For obvious reasons, I can’t tell you my name. What I can say is that I am 15 years old, in Form 3 and a part of our flawed educational system.
As a student, I face problems any other student would. Too much homework,overly-strict teachers, and living up to parents’ expectations (ai caramba!*) are all daily problems. And then, there is also racism.
It’s completely standard for me, really. Nearly everyone in my school is a racist, and those that aren’t racists to begin with but are friends with racists end up that way themselves as an attempt to be accepted. If you want proof, just head on over to my school for a day. You will be treated to underage racism at its finest.
During recess, in the canteen, the students will sit together based on their race. In class, the students will sit next to those only of their own race, and most would rather sit alone than with someone of another race.
Even the teachers are no different. In the lounge, they will mingle and joke around almost always with colleagues of the same race, talking to those of another only on official school business. Imagine, the very people who are supposed to be teaching your children, not merely subjects, but also moral values, practise something so medieval.

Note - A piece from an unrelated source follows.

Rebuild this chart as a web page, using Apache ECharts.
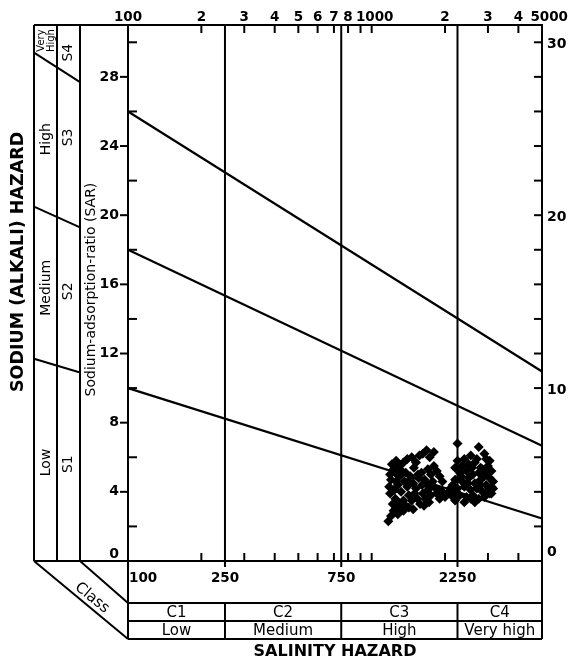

And yet, the problem is ignored.
Branded as a “sensitive issue”, racism is something no one is allowed to talk openly about, about what’s really going on, while school officials and higher-ups yap on about how strong inter-racial unity is here under 1 Malaysia. And all the while, the problem swells, like a shadow hanging over us, growing by the day, swallowing more and more people into its ranks.
My own best friend, whom I also cannot name, is a racist of a completely different level. You should hear him going on about how much he hates Malays and Indians, because to him all Indians are dirty and all Malays are lazy. A bit hypocritical, seeing as I’m one. His excuse is that seeing as I’m exactly that, a mix of both, I am therefore neither and so he does not hate me. There is no hope for some.
But for those with hope, for those with a chance, we must spread a message to them. The message that there is no importance in one’s race whatsoever. In fact, to me, there is no such thing as race at all, there are only people.Take for example, a certain fish from Lake Malawi in Africa. It exists in multiple colour forms, in multiple different geological locations, they can all show natural interaction between one another. That’s kind of a weird example, but I think it’s a precise one. That’s what we must be like, existing in multiple-colour variations, spread out over different geological locations, and yet, still showing normal interactions between one another because deep down, past all the petty differences, we are all the same, we are all people.
To quote the back of my favourite t-shirt, “One People, One Nation.”